C.W. Gluck:
 Iphigénie en Tauride

 A plot summary from Opera~Opera -- Australasia's
 independent monthly newspaper of the musical
 theatre, established in 1978.
                                    Aug 97

                                    The action has its roots in the beginning of the Trojan War, when
                                    Agamemnon was forced to carry out a rash vow and consent to the
                                    sacrifice of his elder daughter, Iphigenia, to procure a favorable wind
                                    for the Greek fleet. At the last minute, the goddess Diana rescued
                                    Iphigenia under the cover of a cloud and transported her to Tauris,
                                    where she served as Diana's priestess. Meanwhile, Clytemnestra,
                                    Agamemnon's wife, driven partly by anger at the supposed death of her
                                    daughter, has killed Agamemnon, and Orestes, their son, has, at the
                                    instigation of the gods, killed his mother to avenge his father's murder.
                                    With his friend Pylades, he arrives in Tauris, following the command of
                                    Diana to rescue her images.

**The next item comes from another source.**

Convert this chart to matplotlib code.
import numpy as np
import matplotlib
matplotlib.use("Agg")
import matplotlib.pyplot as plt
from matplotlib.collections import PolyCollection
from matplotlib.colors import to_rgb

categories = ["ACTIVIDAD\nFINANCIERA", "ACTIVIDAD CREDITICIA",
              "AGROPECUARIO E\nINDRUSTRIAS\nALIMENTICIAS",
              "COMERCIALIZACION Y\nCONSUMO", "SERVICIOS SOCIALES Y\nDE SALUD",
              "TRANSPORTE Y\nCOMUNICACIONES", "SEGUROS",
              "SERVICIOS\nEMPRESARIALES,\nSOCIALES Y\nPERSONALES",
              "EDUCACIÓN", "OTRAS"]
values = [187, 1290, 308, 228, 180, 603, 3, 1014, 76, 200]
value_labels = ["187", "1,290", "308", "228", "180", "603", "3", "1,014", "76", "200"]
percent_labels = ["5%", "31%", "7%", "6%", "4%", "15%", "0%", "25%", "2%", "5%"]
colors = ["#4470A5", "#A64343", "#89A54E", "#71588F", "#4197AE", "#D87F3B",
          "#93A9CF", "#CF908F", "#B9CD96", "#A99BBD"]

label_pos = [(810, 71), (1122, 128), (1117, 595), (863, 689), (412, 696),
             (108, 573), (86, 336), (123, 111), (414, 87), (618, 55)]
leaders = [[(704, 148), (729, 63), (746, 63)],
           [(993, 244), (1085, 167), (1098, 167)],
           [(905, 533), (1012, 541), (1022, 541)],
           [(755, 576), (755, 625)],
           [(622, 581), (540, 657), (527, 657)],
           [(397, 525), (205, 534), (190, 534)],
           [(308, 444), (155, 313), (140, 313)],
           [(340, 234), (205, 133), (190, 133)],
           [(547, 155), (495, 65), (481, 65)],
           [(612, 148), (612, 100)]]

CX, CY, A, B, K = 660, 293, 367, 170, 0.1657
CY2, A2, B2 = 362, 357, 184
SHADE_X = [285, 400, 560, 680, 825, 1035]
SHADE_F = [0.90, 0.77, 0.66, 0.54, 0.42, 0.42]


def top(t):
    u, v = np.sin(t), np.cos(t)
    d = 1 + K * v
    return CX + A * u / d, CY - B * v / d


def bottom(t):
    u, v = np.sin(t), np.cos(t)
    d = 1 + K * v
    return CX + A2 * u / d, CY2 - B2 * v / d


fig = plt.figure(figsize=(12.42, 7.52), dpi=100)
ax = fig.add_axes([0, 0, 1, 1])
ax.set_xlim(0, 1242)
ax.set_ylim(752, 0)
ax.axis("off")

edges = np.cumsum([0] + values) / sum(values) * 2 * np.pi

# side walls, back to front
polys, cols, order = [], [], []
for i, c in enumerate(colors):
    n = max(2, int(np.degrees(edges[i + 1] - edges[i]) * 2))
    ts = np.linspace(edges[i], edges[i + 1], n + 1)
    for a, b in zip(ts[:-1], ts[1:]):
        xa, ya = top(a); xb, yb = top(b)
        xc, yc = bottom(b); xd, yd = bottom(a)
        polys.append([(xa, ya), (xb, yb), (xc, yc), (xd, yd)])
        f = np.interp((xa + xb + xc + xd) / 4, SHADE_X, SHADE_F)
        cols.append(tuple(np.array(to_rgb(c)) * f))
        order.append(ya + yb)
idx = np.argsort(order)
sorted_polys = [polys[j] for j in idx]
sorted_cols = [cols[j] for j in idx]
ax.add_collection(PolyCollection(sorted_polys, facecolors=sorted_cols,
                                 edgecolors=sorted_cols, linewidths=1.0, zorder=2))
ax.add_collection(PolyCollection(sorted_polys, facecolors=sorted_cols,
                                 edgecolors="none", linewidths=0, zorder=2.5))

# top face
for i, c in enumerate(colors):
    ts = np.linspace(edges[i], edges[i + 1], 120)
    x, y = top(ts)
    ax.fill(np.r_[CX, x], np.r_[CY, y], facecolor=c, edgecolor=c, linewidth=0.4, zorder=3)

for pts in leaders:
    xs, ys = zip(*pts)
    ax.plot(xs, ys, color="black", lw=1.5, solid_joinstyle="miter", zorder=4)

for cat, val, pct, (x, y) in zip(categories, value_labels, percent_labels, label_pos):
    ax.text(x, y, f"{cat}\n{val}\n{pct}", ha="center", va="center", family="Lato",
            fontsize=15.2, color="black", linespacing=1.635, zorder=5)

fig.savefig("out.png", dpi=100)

Jacques Louis David, Anger of Achilles
after Euripides's, Iphigeneia At Aulis
Iphigeneia is not to marry Achilles, but die....

                                    ACT I

                                    The entrance to the temple of Diana As a storm rages, Iphigenia and her
                                    fellow priestesses pray for deliverance from their exile. Iphigenia recounts a
                                    dream in which the palace of Mycenae had burnt to the ground and
                                    Agamemnon was murdered. Her mother had handed her a sword and when
                                    she tried to approach her brother Orestes, she succeeded only in thrusting
                                    the sword into his breast. She begs Diana to withdraw the boon of life and
                                    let her die. Thoas, King of Tauris, unsettled by an oracle, begs Iphigenia to
                                    intercede with the gods on his behalf. He is convinced that only blood will
                                    appease them and is relieved when his followers announce the capture of
                                    two Greeks. He demands their immediate sacrifice. Orestes and Pylades are
                                    brought in and Orestes regrets that he will be the cause of Pylades' death.

                                    ACT II

                                    Inside the temple

                                    Pylades tries to comfort Orestes, who is haunted by his murder of his mother
                                    and by his responsibility for the death of his friend, who, however, is glad
                                    that they will die together. Pylades is taken away and Orestes is tormented
                                    by the Furies.

                                    When Iphigenia appears before him, he believes she is the ghost of his
                                    mother. In answer to her questions about her home, he tells her, without
                                    revealing his identity, of the terrible events in Mycenae, diverging from the
                                    truth only in telling her that Orestes has found the death he sought. Iphigenia
                                    and the priestesses lament the tragedy that has struck their homeland.

                                    ACT III

                                    Iphigenia's apartment

                                    Iphigenia grieves for the death of her brother, of whom the stranger reminds
                                    her, and consents to the wish of the priestesses that she communicate with
                                    her sister Electra, to which end she resolves to defy Thoas and save the life
                                    of one of the prisoners, though it is out of her power to save both.

                                    Because of the affinity she feels for him, she chooses Orestes, but he
                                    resolutely refuses his life, partly in the hope of saving Pylades and partly
                                    because of his guilt; but Pylades refuses to take his place. It is only when
                                    Orestes threatens to kill himself if he is not chosen as the sacrifice that
                                    Iphigenia yields. She gives the astonished Pylades a letter for Electra, but
                                    refuses to answer his questions. He is still resolved to save Orestes.

                                    ACT IV

                                    Inside the temple

                                    As the trembling Iphigenia prepares to sacrifice her brother, he assures her
                                    that death is welcome, but his mention of his sister Iphigenia reveals his
                                    identity. When Thoas, already enraged at the escape of Pylades, demands
                                    his death, Iphigenia defies him. Pylades kills Thoas and Diana tells Orestes to
                                    take her images, return with Iphigenia and reign in Mycenae.